Tag Archives: kids. mom

Because of the Kids…

5 May

I hardly ever get to venture out by myself.

I don’t know how to act when I do get to venture out by myself.

I hardly ever have a moment (second?) of silence.

I usually have to clean up a big mess or pull a choking hazard out of the boy’s hand when I do get a moment of silence.

I have to pick up the stuff (toys/hangers/clean clothes/breakable objects) I just picked up.  (And then pick them up again.)

I’ve lost weight from having to chase them and clean up after them all day.

I gained weight because I needed to keep them (and me) happy when they were in my belly.

My hair is super dark brown now and the grays are popping out like crazy.  (Who/what else can I blame? My hair wasn’t this way before the kids!)

I “look like a mom.”  At least that’s what a former high school classmate told me the night before our 10 year reunion.
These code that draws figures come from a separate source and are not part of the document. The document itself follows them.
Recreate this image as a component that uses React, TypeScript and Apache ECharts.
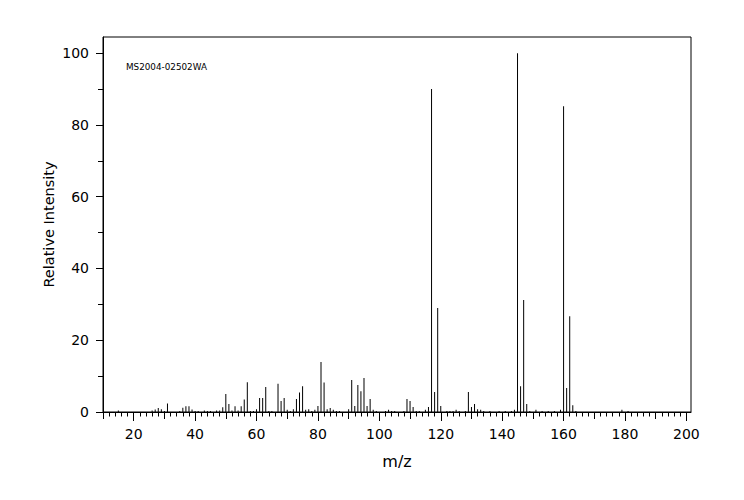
import React, { useEffect, useRef } from 'react';
import * as echarts from 'echarts';

const mz = [
  15, 26, 27, 28, 29, 30, 31, 35, 36, 37, 38, 39, 40, 41, 43, 44, 45, 47, 48, 49,
  50, 51, 52, 53, 54, 55, 56, 57, 58, 59, 60, 61, 62, 63, 64, 65, 67, 68, 69, 70,
  71, 72, 73, 74, 75, 76, 77, 78, 79, 80, 81, 82, 83, 84, 85, 86, 87, 90, 91, 92,
  93, 94, 95, 96, 97, 98, 99, 102, 103, 104, 105, 108, 109, 110, 111, 112, 113, 115, 116, 117,
  118, 119, 120, 122, 123, 124, 125, 126, 128, 129, 130, 131, 132, 133, 134, 136, 139, 141, 143, 144,
  145, 146, 147, 148, 149, 151, 153, 155, 157, 159, 160, 161, 162, 163, 164, 179, 181,
];
const intensity = [
  0.4, 0.4, 0.7, 1.1, 0.8, 0.3, 2.4, 0.3, 1.2, 1.6, 1.6, 0.7, 0.3, 0.3, 0.4, 0.3, 0.3, 0.4, 0.4, 1.3,
  5.0, 2.2, 0.4, 1.6, 0.4, 1.6, 3.5, 8.3, 0.3, 0.3, 0.8, 3.9, 3.9, 7.0, 0.3, 0.3, 7.9, 3.1, 3.9, 0.6,
  0.3, 0.8, 3.6, 5.4, 7.2, 0.6, 0.8, 0.3, 0.6, 1.7, 13.9, 8.2, 0.8, 1.1, 0.6, 0.3, 0.3, 0.8, 8.9, 1.7,
  7.5, 5.8, 9.5, 1.7, 3.6, 0.6, 0.3, 0.3, 0.6, 0.3, 0.3, 0.3, 3.6, 3.1, 1.4, 0.3, 0.3, 0.6, 1.4, 90.0,
  5.6, 29.0, 1.7, 0.3, 0.3, 0.3, 0.6, 0.3, 0.3, 5.6, 1.4, 2.2, 0.8, 0.6, 0.3, 0.3, 0.3, 0.3, 0.3, 0.6,
  100, 7.2, 31.2, 2.2, 0.3, 0.6, 0.3, 0.3, 0.3, 0.6, 85.2, 6.7, 26.7, 1.9, 0.3, 0.6, 0.3,
];

const xTicks10 = [10, 20, 30, 40, 50, 60, 70, 80, 90, 100, 110, 120, 130, 140, 150, 160, 170, 180, 190, 200];
const xTicks20 = [20, 40, 60, 80, 100, 120, 140, 160, 180, 200];
const yTicks10 = [0, 10, 20, 30, 40, 50, 60, 70, 80, 90, 100];
const yTicks20 = [0, 20, 40, 60, 80, 100];

const sampleId = 'MS2004-02502WA';
const xTitle = 'm/z';
const yTitle = 'Relative Intensity';

const FONT = 'DejaVu Sans';
const X_MIN = 10;
const X_MAX = 201.5;
const Y_MIN = 0;
const Y_MAX = 104.5;

export default function App() {
  const ref = useRef<HTMLDivElement>(null);
  useEffect(() => {
    if (!ref.current) return;
    const chart = echarts.init(ref.current, null, { renderer: 'svg' });
    const black = '#000';
    const lineStyle = { color: black, width: 1 };
    chart.setOption({
      animation: false,
      grid: {
        left: 103,
        right: 53,
        top: 37,
        bottom: 88,
        show: true,
        borderColor: black,
        borderWidth: 1,
        backgroundColor: 'transparent',
      },
      graphic: [
        {
          type: 'text',
          left: 126,
          top: 62,
          style: { text: sampleId, fill: black, font: `8.8px "${FONT}"` },
        },
      ],
      xAxis: [
        {
          type: 'value',
          min: X_MIN,
          max: X_MAX,
          interval: 10,
          position: 'bottom',
          axisLine: { onZero: false, lineStyle },
          axisTick: { show: true, length: 7, customValues: xTicks10, lineStyle },
          minorTick: { show: true, splitNumber: 5, length: 4.5, lineStyle },
          splitLine: { show: false },
          minorSplitLine: { show: false },
          axisLabel: {
            customValues: xTicks20,
            formatter: (v: number) => (v % 20 === 0 ? String(v) : ''),
            color: black,
            fontFamily: FONT,
            fontSize: 14,
            margin: 15,
          },
          name: xTitle,
          nameLocation: 'middle',
          nameGap: 41,
          nameMoveOverlap: false,
          nameTextStyle: { color: black, fontFamily: FONT, fontSize: 16 },
        },
        {
          type: 'value',
          min: X_MIN,
          max: X_MAX,
          interval: 10,
          position: 'bottom',
          offset: 0,
          axisLine: { show: false, onZero: false },
          axisTick: { show: true, length: 9, customValues: xTicks20, lineStyle },
          axisLabel: { show: false },
          splitLine: { show: false },
        },
      ],
      yAxis: [
        {
          type: 'value',
          min: Y_MIN,
          max: Y_MAX,
          interval: 10,
          position: 'left',
          axisLine: { show: true, onZero: false, lineStyle },
          axisTick: { show: true, length: 5, customValues: yTicks10, lineStyle },
          splitLine: { show: false },
          axisLabel: {
            customValues: yTicks20,
            formatter: (v: number) => (v % 20 === 0 ? String(v) : ''),
            color: black,
            fontFamily: FONT,
            fontSize: 14,
            margin: 14,
          },
          name: yTitle,
          nameLocation: 'middle',
          nameGap: 47,
          nameMoveOverlap: false,
          nameTextStyle: { color: black, fontFamily: FONT, fontSize: 14.5 },
        },
        {
          type: 'value',
          min: Y_MIN,
          max: Y_MAX,
          interval: 10,
          position: 'left',
          offset: 0,
          axisLine: { show: false, onZero: false },
          axisTick: { show: true, length: 7, customValues: yTicks20, lineStyle },
          axisLabel: { show: false },
          splitLine: { show: false },
        },
      ],
      series: [
        {
          type: 'bar',
          xAxisIndex: 0,
          yAxisIndex: 0,
          barWidth: 1,
          itemStyle: { color: black },
          data: mz.map((m, i) => [m, intensity[i]]),
        },
      ],
    });
    return () => chart.dispose();
  }, []);
  return (
    <div
      ref={ref}
      style={{ position: 'absolute', left: 0, top: 0, width: 744, height: 500 }}
    />
  );
}
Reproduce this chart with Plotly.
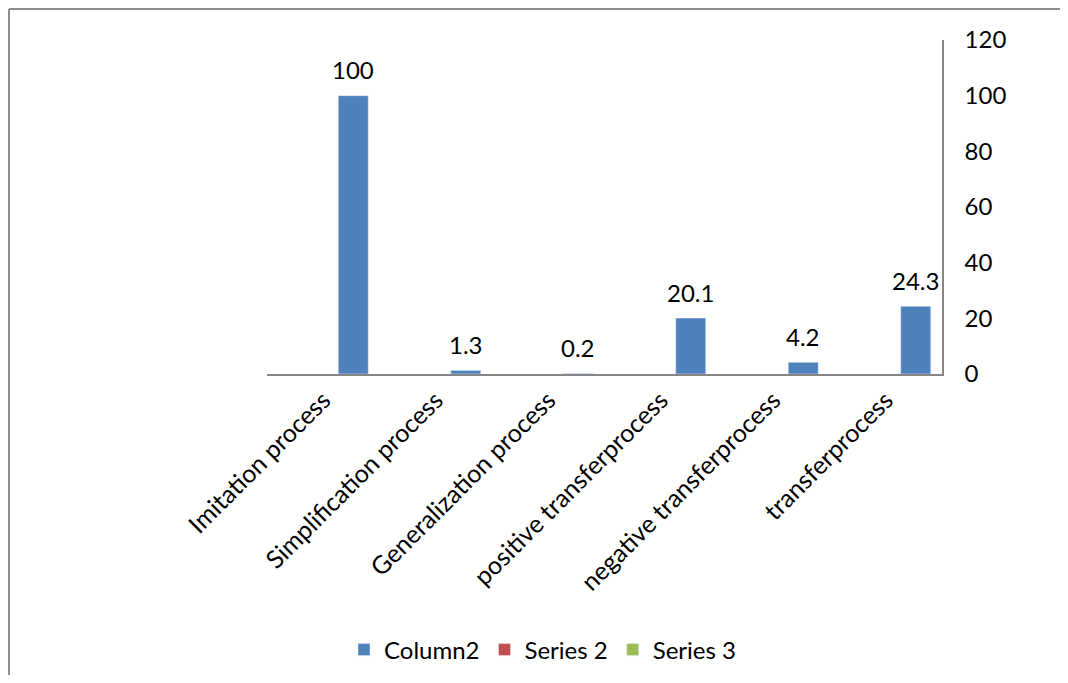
import plotly.graph_objects as go

categories = ["Imitation process", "Simplification process", "Generalization process",
              "positive transferprocess", "negative transferprocess", "transferprocess"]
column2 = [100, 1.3, 0.2, 20.1, 4.2, 24.3]
series2 = [None] * 6
series3 = [None] * 6
y_ticks = [0, 20, 40, 60, 80, 100, 120]

# page has an 8px body margin on every side; keep the figure inside the window
OFF = 8
W, H = 1068 - 2 * OFF, 683 - 2 * OFF
# plot area in page pixels: x 267..942, y 40..374
L, T = 267 - OFF, 40 - OFF
R = W - (942 - OFF)
B = H - (374 - OFF)
pw, ph = W - L - R, H - T - B

FONT = "Lato"
FS = 24
fig = go.Figure()
fig.add_trace(go.Bar(x=categories, y=series2, name="Series 2", marker_color="#C0504D", legendrank=2))
fig.add_trace(go.Bar(x=categories, y=series3, name="Series 3", marker_color="#9BBB59", legendrank=3))
fig.add_trace(go.Bar(x=categories, y=column2, name="Column2", marker_color="#4F81BD", legendrank=1))

slot = pw / len(categories)
bar_shift = slot * (0.8 / 3)  # third bar of a three-bar group
for c, v in zip(categories, column2):
    fig.add_annotation(x=c, y=v, text=f"{v:g}", showarrow=False, xshift=bar_shift,
                       yshift=26, yanchor="middle", font=dict(family=FONT, size=FS, color="black"))

def px_x(p):
    return (p - OFF - L) / pw

def px_y(p):
    return (T + ph + OFF - p) / ph

border = "#8c8c8c"
fig.add_shape(type="line", xref="paper", yref="paper", x0=px_x(9), x1=px_x(9), y0=px_y(700), y1=px_y(9),
              line=dict(color=border, width=2))
fig.add_shape(type="line", xref="paper", yref="paper", x0=px_x(9), x1=px_x(1080), y0=px_y(9), y1=px_y(9),
              line=dict(color=border, width=2))

fig.update_layout(
    width=W, height=H,
    margin=dict(l=L, r=R, t=T, b=B, autoexpand=False),
    paper_bgcolor="white", plot_bgcolor="white",
    barmode="group", bargap=0.2, bargroupgap=0,
    font=dict(family=FONT, size=FS, color="black"),
    showlegend=True,
    legend=dict(orientation="h", x=px_x(344), y=px_y(650), xanchor="left", yanchor="middle",
                font=dict(family=FONT, size=FS, color="black"), traceorder="normal"),
    xaxis=dict(showline=True, linecolor="#868686", linewidth=1.5, ticks="", tickangle=-45,
               showgrid=False, automargin=False, tickfont=dict(family=FONT, size=FS + 1, color="black")),
    yaxis=dict(side="right", range=[0, 120], tickvals=y_ticks, showline=True, linecolor="#868686",
               linewidth=1.5, showgrid=False, zeroline=False, ticks="", ticklabelstandoff=16,
               automargin=False, tickfont=dict(family=FONT, size=FS, color="black")),
)

fig.write_html("out.html", config={"displayModeBar": False})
I look like a mom and wonder “what’s wrong with that?!”

I cannot take a shower, go potty, talk on the phone or sit down for a meal in peace.

My showers, potty times, phone conversations and meals are more entertaining/interesting.

I do things I haven’t done since I was a kid – color, play Candyland and Memory, do cartwheels, blow bubbles, swing.

I realize I shouldn’t do half of the the things I hadn’t done since I was a kid.

I laugh and smile every day.

I rub my head and sigh every day.

I get the best good night kisses and sweetest hugs.

I get slapped in the face and tortured by tantrums.

My days are NEVER boring.

I couldn’t tell you what’s happening in the world but I could tell you what SpongeBob did or the words to the third Cinderella movie.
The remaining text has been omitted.